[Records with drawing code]
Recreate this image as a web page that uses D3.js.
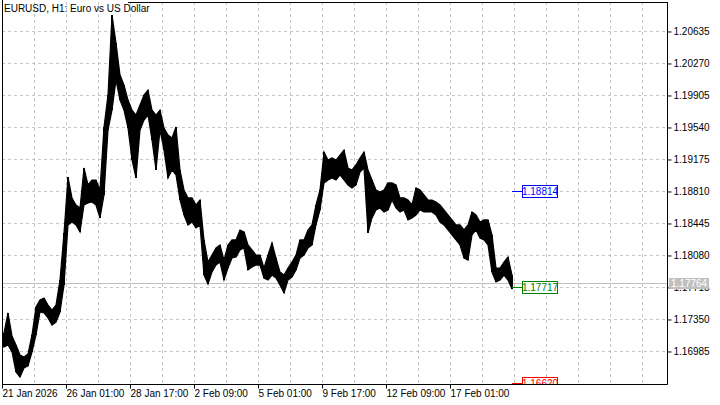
<!DOCTYPE html>
<html>
<head>
<meta charset="utf-8">
<script src="https://cdn.jsdelivr.net/npm/d3@7"></script>
<style>
  html, body { margin: 0; padding: 0; background: #fff; }
  svg { display: block; }
  text { font-family: "Liberation Sans", Arial, sans-serif; }
</style>
</head>
<body>
<svg id="chart" width="720" height="405"></svg>
<script>
// ---- data (each entry = 4 consecutive H1 bars: high / low) ----
const barHigh = [
  1.17196,1.17424,1.17162,1.17059,1.16945,1.16922,1.16956,1.17173,1.17492,1.17572,
  1.17595,1.17515,1.17458,1.17515,1.17800,1.18337,1.18975,1.18736,1.18656,1.18622,
  1.19078,1.18884,1.18941,1.18941,1.18827,1.19545,1.19910,1.20823,1.20504,1.20139,
  1.20024,1.19853,1.19739,1.19682,1.19796,1.19910,1.19967,1.19739,1.19682,1.19739,
  1.19534,1.19454,1.19420,1.19545,1.19055,1.18827,1.18736,1.18736,1.18656,1.18713,
  1.18257,1.18005,1.18085,1.18165,1.18200,1.18028,1.18200,1.18257,1.18257,1.18371,
  1.18348,1.18200,1.18143,1.18085,1.18085,1.17937,1.18085,1.18223,1.18051,1.17891,
  1.17857,1.17937,1.18005,1.18085,1.18257,1.18257,1.18371,1.18428,1.18656,1.18827,
  1.19260,1.19169,1.19192,1.19169,1.19226,1.19283,1.19078,1.19055,1.19112,1.19192,
  1.19260,1.19055,1.18941,1.18827,1.18804,1.18827,1.18907,1.18907,1.18884,1.18736,
  1.18736,1.18713,1.18656,1.18850,1.18827,1.18770,1.18713,1.18713,1.18690,1.18656,
  1.18599,1.18542,1.18485,1.18428,1.18428,1.18371,1.18428,1.18576,1.18542,1.18462,
  1.18485,1.18485,1.18314,1.17937,1.17937,1.18005,1.18062,1.17857
];
const barLow = [
  1.17036,1.17059,1.16979,1.16751,1.16694,1.16797,1.16820,1.16979,1.17173,1.17435,
  1.17424,1.17367,1.17287,1.17321,1.17435,1.17743,1.18428,1.18462,1.18428,1.18348,
  1.18656,1.18679,1.18690,1.18656,1.18508,1.18770,1.19511,1.19739,1.20081,1.19853,
  1.19739,1.19534,1.19169,1.18964,1.19511,1.19625,1.19682,1.19397,1.19055,1.19511,
  1.19283,1.18964,1.19055,1.18998,1.18713,1.18542,1.18428,1.18462,1.18394,1.18428,
  1.17857,1.17754,1.17891,1.17971,1.18005,1.17800,1.17937,1.18051,1.18062,1.18143,
  1.18165,1.17914,1.17948,1.17971,1.17971,1.17823,1.17800,1.17857,1.17823,1.17743,
  1.17652,1.17800,1.17834,1.17914,1.18051,1.18085,1.18165,1.18200,1.18428,1.18599,
  1.18907,1.18941,1.18964,1.18941,1.18998,1.18941,1.18884,1.18850,1.18884,1.19032,
  1.19078,1.18337,1.18508,1.18599,1.18622,1.18576,1.18599,1.18713,1.18622,1.18576,
  1.18599,1.18485,1.18508,1.18542,1.18599,1.18576,1.18576,1.18576,1.18542,1.18462,
  1.18428,1.18371,1.18314,1.18257,1.18200,1.18051,1.18028,1.18314,1.18371,1.18280,
  1.18257,1.18200,1.17891,1.17777,1.17800,1.17857,1.17800,1.17697
];
const barsPerEntry = 4;

const priceTicks = [1.20635,1.20270,1.19905,1.19540,1.19175,1.18810,1.18445,1.18080,1.17715,1.17350,1.16985];
const timeLabels = ["21 Jan 2026","26 Jan 01:00","28 Jan 17:00","2 Feb 09:00","5 Feb 01:00","9 Feb 17:00","12 Feb 09:00","17 Feb 01:00"];
const timeLabelBars = [0,64,128,192,256,320,384,448];
const bidPrice = 1.17764;
const levelValues = [1.18814, 1.17717, 1.16620];
const levelColors = ["#0000ff", "#008000", "#ff0000"];
const title = "EURUSD, H1:  Euro vs US Dollar";

// ---- layout ----
const pLeft = 2, pRight = 667, pTop = 2, pBottom = 384;
const svg = d3.select("#chart");

const x = d3.scaleLinear().domain([0, pRight - pLeft]).range([pLeft, pRight]);
const y = d3.scaleLinear().domain([1.16614, 1.20994]).range([pBottom, 0]);

svg.append("defs").append("clipPath").attr("id", "plotclip")
  .append("rect").attr("x", pLeft + 1).attr("y", 0).attr("width", pRight - pLeft - 1).attr("height", pBottom);

// grid
const grid = svg.append("g").attr("stroke", "#c6c6c6").attr("stroke-dasharray", "3,3").attr("shape-rendering", "crispEdges");
grid.selectAll("line.h").data(priceTicks).join("line").attr("class", "h")
  .attr("x1", pLeft).attr("x2", pRight)
  .attr("y1", d => Math.round(y(d)) + 0.5).attr("y2", d => Math.round(y(d)) + 0.5);
const vGrid = d3.range(32, pRight - pLeft, 32);
grid.selectAll("line.v").data(vGrid).join("line").attr("class", "v")
  .attr("x1", d => Math.round(x(d)) + 0.5).attr("x2", d => Math.round(x(d)) + 0.5)
  .attr("y1", pTop).attr("y2", pBottom);

// bid line
svg.append("line").attr("x1", pLeft).attr("x2", pRight)
  .attr("y1", Math.round(y(bidPrice)) + 0.5).attr("y2", Math.round(y(bidPrice)) + 0.5)
  .attr("stroke", "#c0c0c0").attr("shape-rendering", "crispEdges");

// price bars: high-low band plus one vertical high-low stroke per entry
const bars = barHigh.map((h, i) => ({h, l: barLow[i], i}));
const cx = d => x(d.i * barsPerEntry + barsPerEntry / 2);
const plot = svg.append("g").attr("clip-path", "url(#plotclip)");
plot.append("path").datum(bars)
  .attr("d", d3.area().x(cx).y0(d => y(d.l)).y1(d => y(d.h)))
  .attr("fill", "#000").attr("stroke", "#000").attr("stroke-width", 1.2);
plot.selectAll("line.bar").data(bars).join("line").attr("class", "bar")
  .attr("x1", cx).attr("x2", cx)
  .attr("y1", d => y(d.h)).attr("y2", d => y(d.l))
  .attr("stroke", "#000").attr("stroke-width", 2);

// level markers
const lastX = x(barHigh.length * barsPerEntry) - 2;
const lv = plot.selectAll("g.level").data(levelValues).join("g").attr("class", "level");
lv.append("line")
  .attr("x1", lastX).attr("x2", lastX + 10)
  .attr("y1", d => Math.round(y(d)) + 0.5).attr("y2", d => Math.round(y(d)) + 0.5)
  .attr("stroke", (d, i) => levelColors[i]);
lv.append("rect")
  .attr("x", lastX + 10.5).attr("width", 35)
  .attr("y", d => Math.round(y(d)) - 5.5).attr("height", 12)
  .attr("fill", "#fff").attr("stroke", (d, i) => levelColors[i]);
lv.append("text")
  .attr("x", lastX + 28).attr("y", d => Math.round(y(d)) + 4)
  .attr("text-anchor", "middle").attr("font-size", "10px")
  .attr("fill", (d, i) => levelColors[i])
  .text(d => d.toFixed(5));

// frame
const frame = svg.append("g").attr("stroke", "#000").attr("shape-rendering", "crispEdges");
frame.append("line").attr("x1", pLeft + 0.5).attr("x2", pLeft + 0.5).attr("y1", 0).attr("y2", pBottom + 0.5);
frame.append("line").attr("x1", 128).attr("x2", pRight + 0.5).attr("y1", pTop + 0.5).attr("y2", pTop + 0.5);

// axes
const yAxis = d3.axisRight(y).tickValues(priceTicks).tickSize(4).tickPadding(2).tickFormat(d3.format(".5f"));
const gy = svg.append("g").attr("transform", `translate(${pRight + 0.5},0)`).call(yAxis);
gy.select(".domain").attr("d", `M0,${pTop}V${pBottom + 0.5}`).attr("stroke", "#000");
gy.selectAll(".tick line").attr("stroke", "#000");
gy.selectAll("text").attr("font-family", "Liberation Sans, Arial, sans-serif").attr("font-size", "10px").attr("fill", "#000");

const xAxis = d3.axisBottom(x).tickValues(timeLabelBars).tickSize(4).tickPadding(1)
  .tickFormat((d, i) => timeLabels[i]);
const gx = svg.append("g").attr("transform", `translate(0,${pBottom + 0.5})`).call(xAxis);
gx.select(".domain").attr("d", `M${pLeft},0H${pRight + 0.5}`).attr("stroke", "#000");
gx.selectAll(".tick line").attr("stroke", "#000");
gx.selectAll("text").attr("text-anchor", "start").attr("dx", "0")
  .attr("font-family", "Liberation Sans, Arial, sans-serif").attr("font-size", "10px").attr("fill", "#000");

// bid label (covers the neighbouring tick label, as in the terminal)
const by = Math.round(y(bidPrice));
svg.append("rect").attr("x", 669).attr("y", by - 5).attr("width", 40).attr("height", 11).attr("fill", "#c0c0c0");
svg.append("text").attr("x", 671).attr("y", by + 4).attr("font-size", "10px").attr("fill", "#fff").text(bidPrice.toFixed(5));

// title
svg.append("text").attr("x", 4).attr("y", 12).attr("font-size", "10px").attr("fill", "#000").text(title);
</script>
</body>
</html>
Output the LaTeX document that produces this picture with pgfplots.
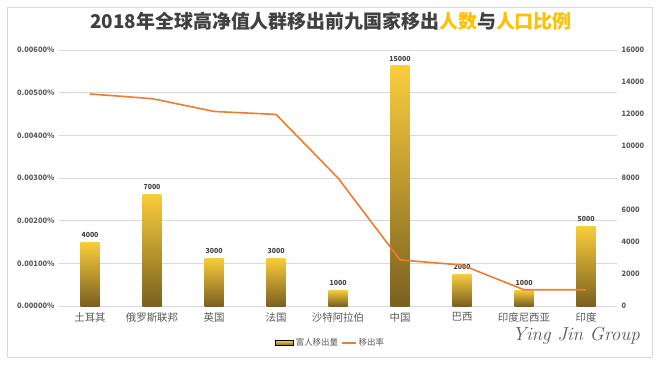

**Short exercise**
Write out every line from the entries where "that" appears.

**The output**
Recreate this image as a web page that uses D3.js.
Output the LaTeX document that produces this picture with pgfplots.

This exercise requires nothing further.